Excerpts from Jim Conrad's
Naturalist Newsletter

Entry dated April 19, 2024, from notes taken about 1.5km northeast of Puerto de los Velazquez, Municipality of Pinal de Amoles; N21.138°, W99.667°, elevation ~2820 meters (~9220 feet); oak/pine/fir forest on limestone bedrock; in the Eastern Sierra Madre Mountains of east-central Querétaro state, MÉXICO
MOUNTAIN BROME

BROMUS CARINATUS, old plant in habitat

At the base of a pine tree growing on a steep, forested slope, the above past-mature grass emerged from a dried carpet of dropped pine needles.

BROMUS CARINATUS, past mature inflorescence with empty glumes and a few florets

The branching, panicle-type inflorescence had already lost most of its caryopses-bearing spikelets and florets. Some of what remained consisted of just two glumes atop long, slender pedicels, but a few spikelets containing florets remained. I bet that the remaining empty glumes help the wind shake remaining florets from their spikelets.

BROMUS CARINATUS, awned spikelets showing veins on glumes

Above, two spikelets show that the florets' lemmas bore at their tips needlelike awns averaging 4-5mm long. Note that the awns don't arise exactly at the lemmas' tips, but rather between two short, sharp-pointed lobes. In this part of highland central Mexico, if we have a non-woody grass with spikelets on long, slender pedicels and arrayed in loose panicles, the glumes are shorter than the lemmas, and each awn arises between a lemma's cleft tip, we should think of the big "genus Bromus," the brome grasses.

BROMUS CARINATUS, ligule

At the right, a conspicuous, papery ligule arises where a leaf blade meets the stem. The ligule's top margin is cut into numerous tiny teeth; it's "lacerate."

Currently there's no flora helping with the identification of brome grasses of upland central Mexico north of Mexico City, but there's as excellent 2014 study by Jeffery Saarela and others entitled "A taxonomic revision of Bromus (Poaceae: Pooideae: Bromeae) in México and Central America." That study accepts 22 Bromus species occurring in Mexico and Central America, of which twelve are native and ten are introduced.

In Mexico and Central America, if your Bromus spikelets are flattened from the sides like ours, and the awns are around 4mm long, the longitudinal nerves on the lemmas are not well defined and easily visible, and the upper glumes are shorter than the lemmas on the lowermost floret, you have BROMUS CARINATUS.

In the US, Bromus carinatus usually is named California Brome, though the species is much more widely distributed throughout western North America, Mexico, Central America, Europe, Japan, and spottily elsewhere, than just in California. Sometimes the species is known as Mountain Brome, and that's what I'm calling it.

One reason I like that name is because Bromus carinatus is most likely to be confused with the closely related Bromus catharticus, which tends to occur in more arid, disturbed places, while our Bromus carinatus likes moister meadows, pastures and wooded slopes at higher elevations.
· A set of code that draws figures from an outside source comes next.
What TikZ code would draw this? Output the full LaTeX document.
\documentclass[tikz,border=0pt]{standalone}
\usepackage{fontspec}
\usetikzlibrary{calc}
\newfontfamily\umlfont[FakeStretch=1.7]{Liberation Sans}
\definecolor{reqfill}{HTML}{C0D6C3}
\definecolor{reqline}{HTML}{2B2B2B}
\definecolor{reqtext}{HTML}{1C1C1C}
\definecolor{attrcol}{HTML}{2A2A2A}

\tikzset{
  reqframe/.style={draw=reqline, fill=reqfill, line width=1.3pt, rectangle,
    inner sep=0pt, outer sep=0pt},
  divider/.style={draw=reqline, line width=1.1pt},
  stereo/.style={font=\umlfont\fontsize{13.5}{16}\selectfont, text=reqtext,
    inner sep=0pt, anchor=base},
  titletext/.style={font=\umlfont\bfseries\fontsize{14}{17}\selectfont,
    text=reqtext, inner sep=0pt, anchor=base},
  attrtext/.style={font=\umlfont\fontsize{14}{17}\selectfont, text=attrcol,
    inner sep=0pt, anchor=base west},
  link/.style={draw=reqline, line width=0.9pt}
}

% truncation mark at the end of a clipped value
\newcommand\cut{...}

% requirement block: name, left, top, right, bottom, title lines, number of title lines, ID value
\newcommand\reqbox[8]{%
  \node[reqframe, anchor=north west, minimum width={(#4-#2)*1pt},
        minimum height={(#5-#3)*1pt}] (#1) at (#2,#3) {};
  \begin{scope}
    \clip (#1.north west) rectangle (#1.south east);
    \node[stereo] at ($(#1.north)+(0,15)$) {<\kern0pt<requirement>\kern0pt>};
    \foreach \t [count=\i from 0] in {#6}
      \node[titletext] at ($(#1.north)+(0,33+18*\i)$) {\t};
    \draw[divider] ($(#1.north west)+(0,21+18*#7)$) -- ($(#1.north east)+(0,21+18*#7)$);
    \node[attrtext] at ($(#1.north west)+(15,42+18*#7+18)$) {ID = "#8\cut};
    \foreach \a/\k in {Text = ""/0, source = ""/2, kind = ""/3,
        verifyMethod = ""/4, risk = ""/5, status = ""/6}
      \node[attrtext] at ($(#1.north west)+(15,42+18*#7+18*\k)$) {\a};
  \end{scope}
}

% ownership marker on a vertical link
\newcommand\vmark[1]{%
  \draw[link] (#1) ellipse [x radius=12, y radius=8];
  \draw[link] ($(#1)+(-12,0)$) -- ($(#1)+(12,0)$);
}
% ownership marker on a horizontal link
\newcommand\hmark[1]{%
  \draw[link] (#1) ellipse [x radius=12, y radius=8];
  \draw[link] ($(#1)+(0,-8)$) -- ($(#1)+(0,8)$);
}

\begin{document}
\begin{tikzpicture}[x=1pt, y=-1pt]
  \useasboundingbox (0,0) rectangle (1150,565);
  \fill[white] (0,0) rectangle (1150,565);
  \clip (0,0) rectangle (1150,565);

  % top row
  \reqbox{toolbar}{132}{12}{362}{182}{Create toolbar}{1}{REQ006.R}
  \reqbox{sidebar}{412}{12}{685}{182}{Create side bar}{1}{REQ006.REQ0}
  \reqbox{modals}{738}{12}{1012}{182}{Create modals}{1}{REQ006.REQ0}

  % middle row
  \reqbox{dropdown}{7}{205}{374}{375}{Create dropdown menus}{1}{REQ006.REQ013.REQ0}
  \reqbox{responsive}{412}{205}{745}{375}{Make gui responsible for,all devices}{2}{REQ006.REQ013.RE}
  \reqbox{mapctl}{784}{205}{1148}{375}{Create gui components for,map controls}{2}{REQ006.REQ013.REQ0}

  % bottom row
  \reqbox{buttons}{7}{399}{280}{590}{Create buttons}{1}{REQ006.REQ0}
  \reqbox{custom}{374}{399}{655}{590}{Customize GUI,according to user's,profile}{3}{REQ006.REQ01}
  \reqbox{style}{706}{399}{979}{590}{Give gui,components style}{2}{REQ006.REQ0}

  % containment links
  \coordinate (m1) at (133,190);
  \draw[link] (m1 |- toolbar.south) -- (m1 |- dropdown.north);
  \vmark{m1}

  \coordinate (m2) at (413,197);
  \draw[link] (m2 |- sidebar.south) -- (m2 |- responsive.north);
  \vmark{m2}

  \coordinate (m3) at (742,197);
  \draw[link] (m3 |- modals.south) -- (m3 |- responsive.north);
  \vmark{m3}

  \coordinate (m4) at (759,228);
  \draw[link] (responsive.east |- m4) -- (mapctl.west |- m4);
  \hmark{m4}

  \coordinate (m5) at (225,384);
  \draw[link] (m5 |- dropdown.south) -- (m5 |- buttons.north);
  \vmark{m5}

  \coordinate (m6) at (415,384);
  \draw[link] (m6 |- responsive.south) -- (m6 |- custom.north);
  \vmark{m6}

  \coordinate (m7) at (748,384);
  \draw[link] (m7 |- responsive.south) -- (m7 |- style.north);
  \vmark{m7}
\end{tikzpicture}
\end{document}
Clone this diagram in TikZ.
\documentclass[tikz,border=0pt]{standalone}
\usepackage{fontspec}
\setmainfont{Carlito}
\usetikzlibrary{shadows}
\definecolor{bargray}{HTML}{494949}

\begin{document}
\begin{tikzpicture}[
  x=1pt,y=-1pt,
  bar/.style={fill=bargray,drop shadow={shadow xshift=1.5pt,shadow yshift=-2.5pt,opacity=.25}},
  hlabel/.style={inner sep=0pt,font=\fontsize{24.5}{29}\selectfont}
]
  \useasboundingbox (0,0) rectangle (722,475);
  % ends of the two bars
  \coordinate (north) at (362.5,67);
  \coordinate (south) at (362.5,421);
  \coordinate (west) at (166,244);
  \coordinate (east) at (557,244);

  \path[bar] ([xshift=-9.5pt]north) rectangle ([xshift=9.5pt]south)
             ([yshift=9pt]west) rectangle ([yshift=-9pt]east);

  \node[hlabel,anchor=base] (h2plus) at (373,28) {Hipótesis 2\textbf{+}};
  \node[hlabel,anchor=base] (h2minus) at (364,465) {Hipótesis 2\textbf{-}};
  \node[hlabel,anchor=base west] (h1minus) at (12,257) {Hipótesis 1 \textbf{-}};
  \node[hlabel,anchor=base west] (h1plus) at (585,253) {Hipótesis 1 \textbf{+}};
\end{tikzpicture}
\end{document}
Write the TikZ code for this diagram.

You can compare our spikelets' obscure glume and lemma veins with those on the similar Bromus catharticus. Another very similar species, Bromus arizonicus, bears upper glumes about equal in length to the lowermost lemma, not shorter as with our plants.

The Bromus carinatus page at the Malezas de México website (Mexican Weeds) says that in Mexico our grass is used in vegetation restoration programs and to control erosion, plus it's eaten by domestic animals. It further says that in the US it's considered one of the most important forage grasses in the western mountains, and that indigenous people in both the US and Mexico have been reported using the seeds as food. Those wanting to sow Bromus carinatus seeds are advised to collect them directly from nearby populations, instead of buying commercially available cultivars, because the species is very variable.

With regard to that variability, it's interesting to note that in the 2014 revision by Saarela and others it's said that the three very similar species mentioned above form a taxonomic complex. The complex includes plants known as B. catharticus, native to South America, which are hexaploid (each cell containing six sets of chromosomes instead of the normal two); B. arizonicus, native to North America, which is duodecaploid (containing ten sets of chromosomes), and; our B. carinatus, native to North America, and which is octoploid (eight sets of chromosomes). Moreover, it's written about our grass that " Recent genetical and morphological study of the B. catharticus complex supported recognition of two polymorphic species;" our "species" actually appears to be two. As the authors say, more work is necessary to understand the B. carinatus concept.